Objective:
Give again only the lines running from the one with "Write the seaborn" through the one with "from matplotlib.patches import Rectangle", inclusive. Omit every picture.

Provided information:
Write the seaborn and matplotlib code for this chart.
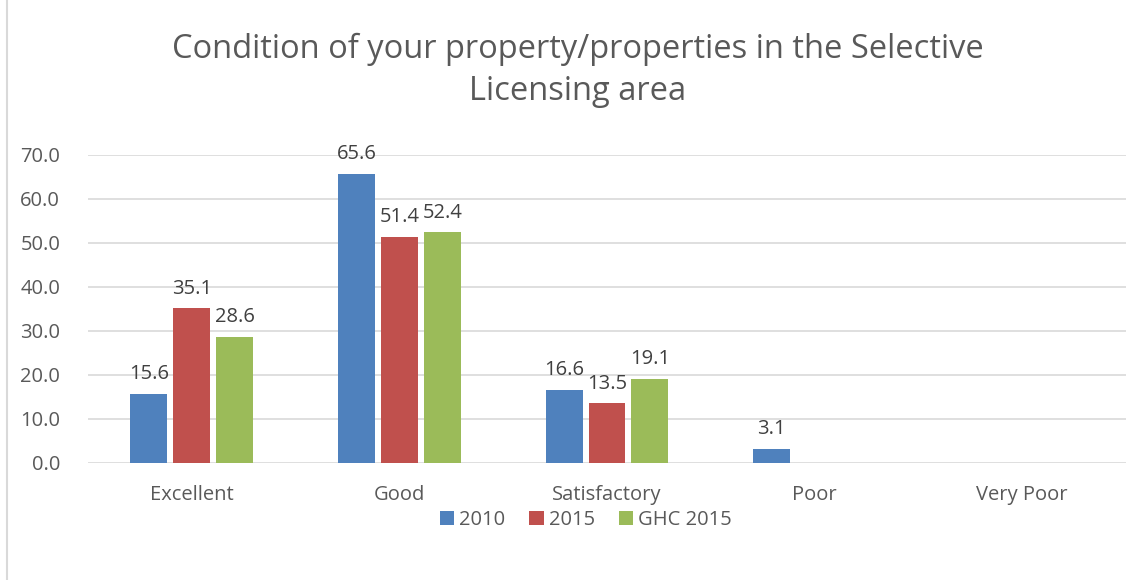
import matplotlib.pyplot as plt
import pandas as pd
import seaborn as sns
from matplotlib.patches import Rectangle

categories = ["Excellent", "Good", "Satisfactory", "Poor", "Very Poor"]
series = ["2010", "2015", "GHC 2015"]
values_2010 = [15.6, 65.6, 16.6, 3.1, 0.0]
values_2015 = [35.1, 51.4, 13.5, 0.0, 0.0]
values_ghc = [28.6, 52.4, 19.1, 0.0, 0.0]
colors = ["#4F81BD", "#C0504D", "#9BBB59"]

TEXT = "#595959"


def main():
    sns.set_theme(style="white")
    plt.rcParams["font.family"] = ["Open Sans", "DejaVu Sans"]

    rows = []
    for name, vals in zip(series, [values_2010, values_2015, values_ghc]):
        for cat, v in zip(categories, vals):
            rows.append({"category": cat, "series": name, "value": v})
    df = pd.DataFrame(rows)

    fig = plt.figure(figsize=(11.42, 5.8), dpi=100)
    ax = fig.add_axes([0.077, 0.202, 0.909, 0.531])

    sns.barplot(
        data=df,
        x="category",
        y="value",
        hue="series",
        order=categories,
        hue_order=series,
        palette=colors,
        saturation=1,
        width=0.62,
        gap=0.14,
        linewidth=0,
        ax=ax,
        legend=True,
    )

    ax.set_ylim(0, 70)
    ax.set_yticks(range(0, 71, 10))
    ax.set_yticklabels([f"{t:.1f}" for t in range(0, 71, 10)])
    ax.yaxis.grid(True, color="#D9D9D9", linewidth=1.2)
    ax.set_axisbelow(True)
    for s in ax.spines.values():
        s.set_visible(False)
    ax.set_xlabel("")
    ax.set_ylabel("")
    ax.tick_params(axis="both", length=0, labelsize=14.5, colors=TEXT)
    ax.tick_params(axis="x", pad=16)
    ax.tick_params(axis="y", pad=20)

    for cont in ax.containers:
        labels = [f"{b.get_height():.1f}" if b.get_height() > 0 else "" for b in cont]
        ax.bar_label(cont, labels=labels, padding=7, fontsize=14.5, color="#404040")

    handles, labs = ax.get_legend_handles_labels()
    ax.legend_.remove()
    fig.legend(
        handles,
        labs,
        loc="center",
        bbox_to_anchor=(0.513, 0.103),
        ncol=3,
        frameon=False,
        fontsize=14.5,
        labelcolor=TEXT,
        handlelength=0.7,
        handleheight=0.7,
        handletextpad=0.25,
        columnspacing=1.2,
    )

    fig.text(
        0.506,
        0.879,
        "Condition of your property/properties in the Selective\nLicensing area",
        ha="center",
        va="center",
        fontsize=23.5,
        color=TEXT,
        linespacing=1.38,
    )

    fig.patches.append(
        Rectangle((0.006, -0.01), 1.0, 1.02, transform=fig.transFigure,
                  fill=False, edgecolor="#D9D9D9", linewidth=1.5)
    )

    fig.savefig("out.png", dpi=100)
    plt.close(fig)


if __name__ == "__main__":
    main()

--

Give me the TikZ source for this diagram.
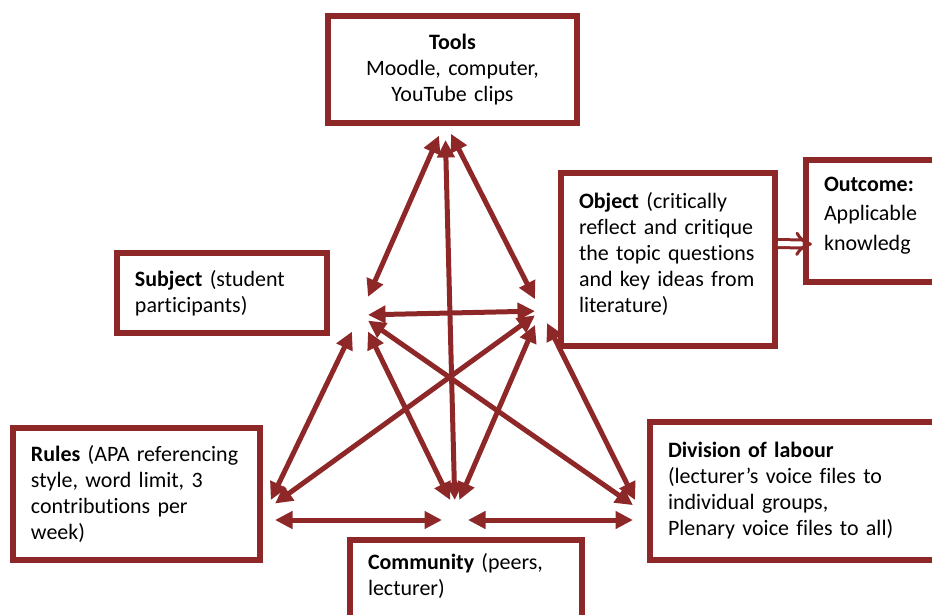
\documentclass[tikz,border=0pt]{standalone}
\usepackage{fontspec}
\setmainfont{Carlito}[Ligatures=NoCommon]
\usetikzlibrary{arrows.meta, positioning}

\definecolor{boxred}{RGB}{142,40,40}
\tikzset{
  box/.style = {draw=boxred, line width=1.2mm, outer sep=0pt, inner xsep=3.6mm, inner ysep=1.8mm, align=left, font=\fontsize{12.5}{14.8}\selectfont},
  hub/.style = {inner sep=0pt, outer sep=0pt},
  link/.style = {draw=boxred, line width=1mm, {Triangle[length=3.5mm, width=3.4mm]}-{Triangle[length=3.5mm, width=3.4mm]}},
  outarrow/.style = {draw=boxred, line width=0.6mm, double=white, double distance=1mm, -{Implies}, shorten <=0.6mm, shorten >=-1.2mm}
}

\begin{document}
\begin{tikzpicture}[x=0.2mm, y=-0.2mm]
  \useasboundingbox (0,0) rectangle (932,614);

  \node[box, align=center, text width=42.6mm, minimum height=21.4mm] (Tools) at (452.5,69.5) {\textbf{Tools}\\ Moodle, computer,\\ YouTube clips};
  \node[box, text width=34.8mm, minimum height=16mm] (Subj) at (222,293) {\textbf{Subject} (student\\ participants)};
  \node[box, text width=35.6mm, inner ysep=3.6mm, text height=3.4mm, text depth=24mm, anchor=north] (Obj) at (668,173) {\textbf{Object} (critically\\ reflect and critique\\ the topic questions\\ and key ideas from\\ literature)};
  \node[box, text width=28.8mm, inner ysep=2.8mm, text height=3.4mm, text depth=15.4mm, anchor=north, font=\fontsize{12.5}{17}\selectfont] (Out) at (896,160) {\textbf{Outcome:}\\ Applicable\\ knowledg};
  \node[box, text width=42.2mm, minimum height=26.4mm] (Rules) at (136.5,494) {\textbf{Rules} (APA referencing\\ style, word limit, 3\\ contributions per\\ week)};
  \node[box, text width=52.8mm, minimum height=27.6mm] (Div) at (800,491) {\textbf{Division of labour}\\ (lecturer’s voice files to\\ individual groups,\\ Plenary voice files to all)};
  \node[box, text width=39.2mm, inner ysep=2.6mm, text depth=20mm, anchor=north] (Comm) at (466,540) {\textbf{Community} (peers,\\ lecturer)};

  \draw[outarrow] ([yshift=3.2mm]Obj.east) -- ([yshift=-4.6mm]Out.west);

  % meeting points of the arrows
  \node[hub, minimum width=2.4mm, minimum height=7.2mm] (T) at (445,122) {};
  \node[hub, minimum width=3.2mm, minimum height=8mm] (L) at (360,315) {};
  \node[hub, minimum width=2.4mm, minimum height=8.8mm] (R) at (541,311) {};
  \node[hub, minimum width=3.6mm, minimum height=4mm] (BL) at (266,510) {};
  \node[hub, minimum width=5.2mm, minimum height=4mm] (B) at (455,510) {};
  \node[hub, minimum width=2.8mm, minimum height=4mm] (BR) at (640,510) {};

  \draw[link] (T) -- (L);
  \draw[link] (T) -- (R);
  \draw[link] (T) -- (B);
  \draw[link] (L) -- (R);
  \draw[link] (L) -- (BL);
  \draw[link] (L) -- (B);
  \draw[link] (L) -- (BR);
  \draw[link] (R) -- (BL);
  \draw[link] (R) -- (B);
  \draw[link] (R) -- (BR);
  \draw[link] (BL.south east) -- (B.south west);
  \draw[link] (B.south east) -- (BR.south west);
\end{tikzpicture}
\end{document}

Written reply:
Write the seaborn and matplotlib code for this chart.
import matplotlib.pyplot as plt
import pandas as pd
import seaborn as sns
from matplotlib.patches import Rectangle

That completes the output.